Reading the ingredients listed on jars is a little disappointing, sometimes surprising. In place of wine vinegar, there’s often spirit vinegar, and the vinegar’s acidity is supplemented with citric or other acid. Often, there are sulfites. For centuries, sulfur has been added to wine as an antioxidant to help to hold flavor, but wine can excel without it, and I’d rather not have it in mustard. I always thought that an essential part of the appeal of French mustard was flavoring with herbs and spices, but they’re not on some labels at all. Maybe those mustards rely on that garlicky note from allyl isothiocyanate.
Grey-Poupon dates from 1777 and the brand is omnipresent in the US, where the rights are owned by Kraft Heinz; the version sold here, though it’s called “Dijon,” tastes to me closer to ballpark.
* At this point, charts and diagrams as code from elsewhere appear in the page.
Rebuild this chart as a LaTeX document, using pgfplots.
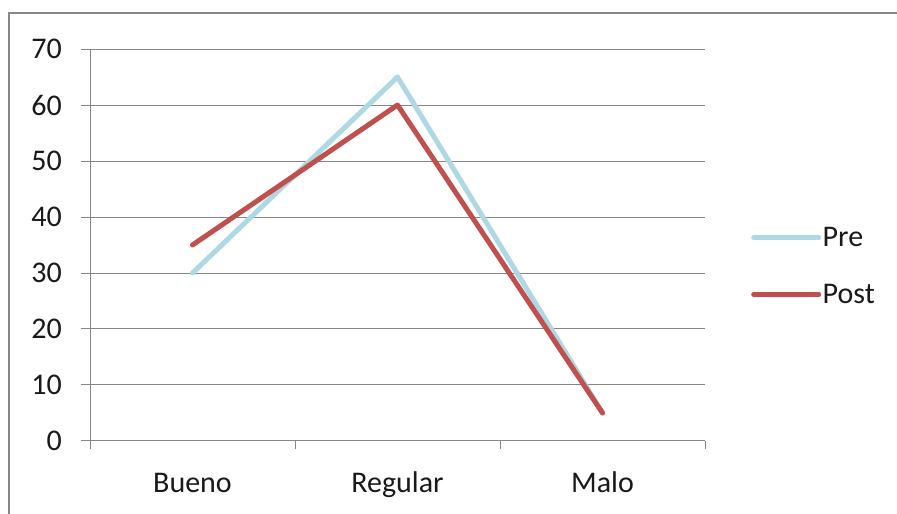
\documentclass[border=0pt]{standalone}
\usepackage{fontspec}
\setmainfont{Carlito}
\usepackage{pgfplots}
\pgfplotsset{compat=1.18}
\definecolor{preblue}{RGB}{174,216,228}
\definecolor{postred}{RGB}{192,80,77}
\definecolor{gridgray}{RGB}{134,134,134}
\definecolor{framegray}{RGB}{135,135,135}
\begin{document}
\begin{tikzpicture}
\useasboundingbox (0,0) rectangle (897bp,514bp);
\draw[framegray, line width=2.2bp] (9bp,-20bp) -- (9bp,501bp) -- (920bp,501bp);
\begin{axis}[
  at={(90bp,73bp)}, anchor=south west,
  scale only axis, width=615bp, height=392bp,
  xmin=-0.5, xmax=2.5, ymin=0, ymax=70,
  axis x line*=bottom, axis y line*=left,
  axis line style={gridgray, line width=1bp, -},
  ytick={0,10,...,70},
  xtick={0,1,2}, xticklabels={Bueno,Regular,Malo},
  minor xtick={-0.5,0.5,1.5,2.5},
  major x tick style={draw=none},
  minor x tick style={draw=gridgray, line width=1bp},
  y tick style={gridgray, line width=1bp},
  major tick length=9bp, minor tick length=8bp,
  tick align=outside,
  ymajorgrids, grid style={gridgray, line width=1bp},
  /pgf/number format/assume math mode=true,
  tick label style={font=\fontsize{30bp}{36bp}\selectfont, text=black!90},
  yticklabel style={inner sep=0pt, anchor=east, xshift=-19bp},
  xticklabel style={inner sep=0pt, anchor=base, yshift=-42bp},
  legend style={at={(rel axis cs:1.0748,0.4464)}, anchor=west, draw=none, fill=none,
    inner sep=0pt, row sep=33bp, font=\fontsize{30bp}{36bp}\selectfont, text=black!90,
    nodes={inner sep=1.5bp}},
  legend cell align=left,
  legend image code/.code={\draw[#1] (0bp,0bp) -- (65bp,0bp);},
  clip=false,
]
\addplot[preblue, line width=5bp, line cap=round, line join=round] coordinates {(0,30) (1,65) (2,5)};
\addlegendentry{Pre}
\addplot[postred, line width=5bp, line cap=round, line join=round] coordinates {(0,35) (1,60) (2,5)};
\addlegendentry{Post}
\end{axis}
\end{tikzpicture}
\end{document}
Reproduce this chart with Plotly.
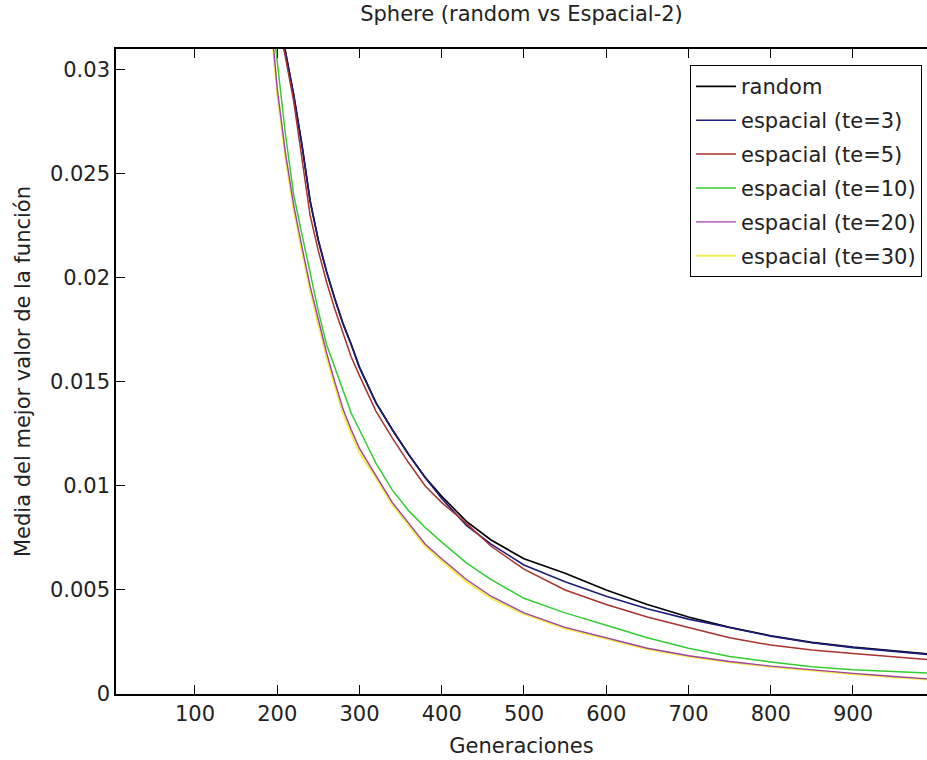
import plotly.graph_objects as go

# Generations (x) shared by all series
generations = [190, 200, 210, 220, 230, 240, 250, 260, 270, 280, 290, 300, 320, 340, 360,
               380, 400, 430, 460, 500, 550, 600, 650, 700, 750, 800, 850, 900, 950, 1000]

random_vals = [0.0350, 0.0329, 0.0309, 0.0288, 0.0264, 0.0237, 0.0218, 0.0203, 0.0190, 0.0178,
               0.0168, 0.0157, 0.0140, 0.0127, 0.0115, 0.0104, 0.0095, 0.0083, 0.0074, 0.0065,
               0.0058, 0.0050, 0.0043, 0.0037, 0.0032, 0.0028, 0.00248, 0.00225, 0.00207, 0.00189]

te3_vals = [0.0350, 0.0329, 0.0309, 0.0288, 0.0264, 0.0237, 0.0218, 0.0203, 0.0190, 0.0178,
            0.0168, 0.0157, 0.0140, 0.0127, 0.0115, 0.0104, 0.0094, 0.0081, 0.0072, 0.0062,
            0.0054, 0.0047, 0.0041, 0.0036, 0.0032, 0.00278, 0.00246, 0.00223, 0.00205, 0.00187]

te5_vals = [0.0345, 0.0326, 0.0306, 0.0285, 0.0258, 0.0230, 0.0213, 0.0198, 0.0185, 0.0173,
            0.0162, 0.0153, 0.0136, 0.0123, 0.0111, 0.0100, 0.0092, 0.0082, 0.0071, 0.0060,
            0.0050, 0.0043, 0.0037, 0.0032, 0.0027, 0.00235, 0.00211, 0.00195, 0.00178, 0.00162]

te10_vals = [0.0343, 0.0304, 0.0269, 0.0240, 0.0221, 0.0202, 0.0184, 0.0168, 0.0157, 0.0146,
             0.0135, 0.0127, 0.0111, 0.0098, 0.0088, 0.0080, 0.0073, 0.0063, 0.0055, 0.0046,
             0.0039, 0.0033, 0.0027, 0.0022, 0.0018, 0.00154, 0.00131, 0.00117, 0.00108, 0.00099]

te20_vals = [0.0335, 0.0291, 0.0260, 0.0235, 0.0215, 0.0196, 0.0180, 0.0164, 0.0150, 0.0137,
             0.0127, 0.0118, 0.0105, 0.0092, 0.0082, 0.0072, 0.0065, 0.0055, 0.0047, 0.0039,
             0.0032, 0.0027, 0.0022, 0.00184, 0.00156, 0.00134, 0.00115, 0.00099, 0.00084, 0.0007]

te30_vals = [0.0332, 0.0289, 0.0258, 0.0233, 0.0213, 0.0194, 0.0178, 0.0162, 0.0148, 0.0135,
             0.0125, 0.0116, 0.0104, 0.0091, 0.0081, 0.0071, 0.0064, 0.0054, 0.0046, 0.00385,
             0.00315, 0.00266, 0.00216, 0.00181, 0.00153, 0.00131, 0.00112, 0.00096, 0.00081, 0.00067]

series_names = ["random", "espacial (te=3)", "espacial (te=5)", "espacial (te=10)",
                "espacial (te=20)", "espacial (te=30)"]
series_vals = [random_vals, te3_vals, te5_vals, te10_vals, te20_vals, te30_vals]
series_colors = ["#000000", "#1c1c7a", "#a8322e", "#33cc33", "#a040a8", "#f2f050"]
series_widths = [1.7, 1.6, 1.5, 1.5, 1.4, 2.2]
draw_order = [5, 0, 1, 2, 3, 4]   # yellow underneath, the rest on top

x_tickvals = [100, 200, 300, 400, 500, 600, 700, 800, 900]
y_tickvals = [0, 0.005, 0.01, 0.015, 0.02, 0.025, 0.03]
y_ticktext = ["0", "0.005", "0.01", "0.015", "0.02", "0.025", "0.03"]

FONT = "DejaVu Sans"
TXT = "#222222"

fig = go.Figure()
for i in draw_order:
    fig.add_trace(go.Scatter(
        x=generations, y=series_vals[i], mode="lines", name=series_names[i],
        line=dict(color=series_colors[i], width=series_widths[i]),
        legendgroup=f"g{i}", legendrank=i + 1))

fig.update_layout(
    width=927, height=760,
    margin=dict(l=116, r=0, t=49, b=66),
    paper_bgcolor="white", plot_bgcolor="white",
    font=dict(family=FONT, size=21, color=TXT),
    title=dict(text="Sphere (random vs Espacial-2)", x=0.5, xref="paper",
               y=1 - 14 / 760, yref="container", yanchor="middle", xanchor="center",
               font=dict(family=FONT, size=21, color=TXT)),
    showlegend=True,
    legend=dict(x=0.9938, xanchor="right", y=0.975, yanchor="top",
                bgcolor="white", bordercolor="black", borderwidth=1,
                font=dict(family=FONT, size=21, color=TXT),
                tracegroupgap=3.6, itemwidth=40, traceorder="grouped"),
    xaxis=dict(range=[4, 990], tickvals=x_tickvals, ticks="inside", ticklen=9,
               tickcolor="black", tickwidth=1, showline=True, linecolor="black",
               linewidth=1.6, mirror="ticks", showgrid=False, zeroline=False,
               tickfont=dict(family=FONT, size=21, color=TXT),
               title=dict(text="Generaciones", standoff=13,
                          font=dict(family=FONT, size=21, color=TXT))),
    yaxis=dict(range=[0, 0.031], tickvals=y_tickvals, ticktext=y_ticktext,
               ticks="inside", ticklen=9, tickcolor="black", tickwidth=1,
               showline=True, linecolor="black", linewidth=1.6, mirror=False,
               showgrid=False, zeroline=False, ticklabelstandoff=0,
               tickfont=dict(family=FONT, size=21, color=TXT),
               title=dict(text="Media del mejor valor de la función", standoff=14,
                          font=dict(family=FONT, size=21, color=TXT))),
)

fig.write_html("out.html")
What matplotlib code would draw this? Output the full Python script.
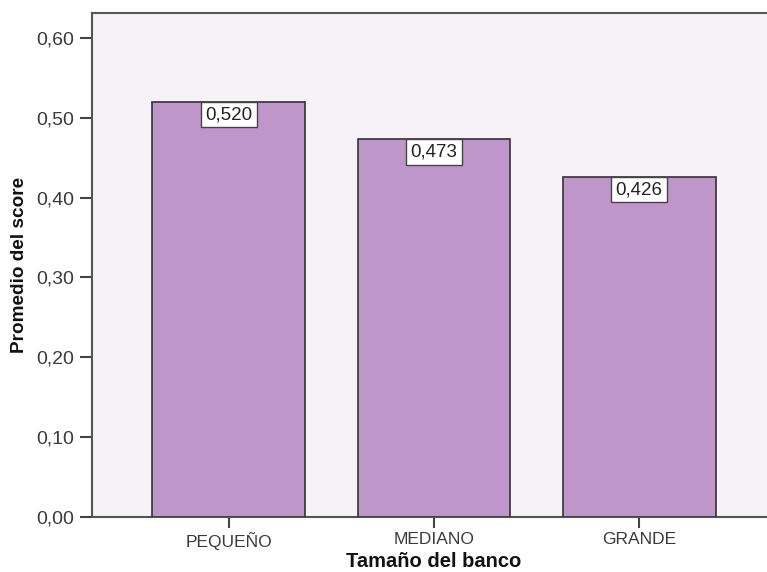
import matplotlib
matplotlib.use("Agg")
import matplotlib.pyplot as plt
from matplotlib.ticker import FuncFormatter

# Mean score by bank size
categorias = ["PEQUEÑO", "MEDIANO", "GRANDE"]
promedios = [0.520, 0.473, 0.426]
yticks = [0.0, 0.1, 0.2, 0.3, 0.4, 0.5, 0.6]

plt.rcParams['font.family'] = ['Liberation Sans', 'DejaVu Sans']

fig = plt.figure(figsize=(7.67, 5.72), dpi=100, facecolor='white')
ax = fig.add_axes([92/767, 55/572, 684/767, 504/572], facecolor='#f7f2f7')

x = range(len(categorias))
ax.bar(x, promedios, width=0.746, color='#be96ca', edgecolor='#333333',
       linewidth=1.2, zorder=3)

# value boxes hanging from the top of each bar
for xi, v in zip(x, promedios):
    ax.annotate(f"{v:.3f}".replace('.', ','), xy=(xi, v), xytext=(0, -3),
                textcoords='offset points', ha='center', va='top',
                fontsize=13.5, color='#222222', zorder=5,
                bbox=dict(boxstyle='square,pad=0.22', fc='white',
                          ec='#444444', lw=1.0))

ax.set_xlim(-0.668, 2.668)
ax.set_ylim(0, 0.6313)
ax.set_yticks(yticks)
ax.yaxis.set_major_formatter(FuncFormatter(lambda v, p: f"{v:.2f}".replace('.', ',')))
ax.set_xticks(list(x))
ax.set_xticklabels(categorias)

for s in ax.spines.values():
    s.set_color('#555555')
    s.set_linewidth(1.5)

ax.tick_params(axis='y', length=9, width=1.5, color='#444444', pad=4,
               labelsize=14, labelcolor='#3a3a3a')
ax.tick_params(axis='x', length=8, width=1.5, color='#444444', pad=3,
               labelsize=12.5, labelcolor='#3a3a3a')

ax.set_ylabel("Promedio del score", fontsize=13.7, fontweight='bold',
              color='#111111', labelpad=6)
ax.set_xlabel("Tamaño del banco", fontsize=14.5, fontweight='bold',
              color='#111111', labelpad=1)

fig.savefig("out.png", dpi=100)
Maille, which was founded in 1747 and is owned by Unilever, also calls itself “Dijon,” and it does taste like it. “Moutarde de Meaux” — “mustard from Meaux,” the town that also gives its name to Brie de Meaux (and is not in Burgundy, thus the mustard is not Dijon) — is a trade name of the business started by the Pommery family, whose name is also on the label. The four ingredients are water, mustard seed, vinegar (unspecified), salt, spices, and no sulfites. It’s a good mustard. Edmond Fallot in Burgundy calls itself “Moutarde de Beaune,” rather than “Dijon,” and it has the top reputation. The jars I’ve bought over time in the US, unfortunately, have rarely seemed fresh; the sharpest and cleanest was one I bought directly at the warehouse of a distributor. The ingredients include spirit vinegar, sulfite, citric acid, and turmeric. Admirably, the mustard seed is raised in Burgundy.
For reasons of easy availability and price, I’ve been buying Maille. The jar I got a few days ago in Quebec (a mere 500 ml) listed water, mustard seed, white vinegar, salt, citric acid, and sulfites — no herbs or spices. It tasted fresh though less pungent than the jar I once bought at the Maille shop in Paris. As I was reading labels, I noticed that the Quebec jar said “Product of France,” while the US one said “Product of Canada”! The “best by” dates were close, April 30, 2025 for the Quebec jar and May 28, 2025 for the US. The French was slightly yellower, so I held a one-person, eyes-closed tasting with someone to hand me the tastes, a series of three of each. They were similar. Both, I thought, had a hint of garlic, but the made-in-Canada product was less hot and had a peculiar spice. I picked it out immediately in a retaste. The French wasn’t just hotter, its acidity was more pleasing and its flavor was deeper. It was more delicious.
Even if you wish that some of the ingredients of the famous brands were a little different, the mustard is fun. A big jar may seem at odds with the idea of freshness, but you use it more quickly. Jump in, buy a big pot, and you have plenty for vinaigrettes and cream dressings; for egg, potato, and carrot salads and céleri rémoulade; for lapin à la moutarde and rognons de veau à la moutarde; and to go with jambon persillé and other charcuterie. Mustard and lettuce are to me indispensable in a sandwich of leftover grilled steak. Mustard goes with any simply cooked or leftover meat or fish; it’s excellent with canned sardines.
Salt and acidity preserve mustard, but even a never-opened jar gradually loses flavor and fire. I keep mustard in the refrigerator to slow the loss. If you open a new or old jar and see a little separation, that means only that nothing has been added to keep things in suspension, which is good. Just stir the mustard together again. The key tactic for flavor: buy the freshest jar you can find. ●
I am a solid Fallot fan. I buy a gallon sized tub for $20 which lasts a long while, even at the rate we eat mustard (vinaigrettes, carrot salad, etc).
Sounds like a research trip to Dijon is in order to locate some smaller producers!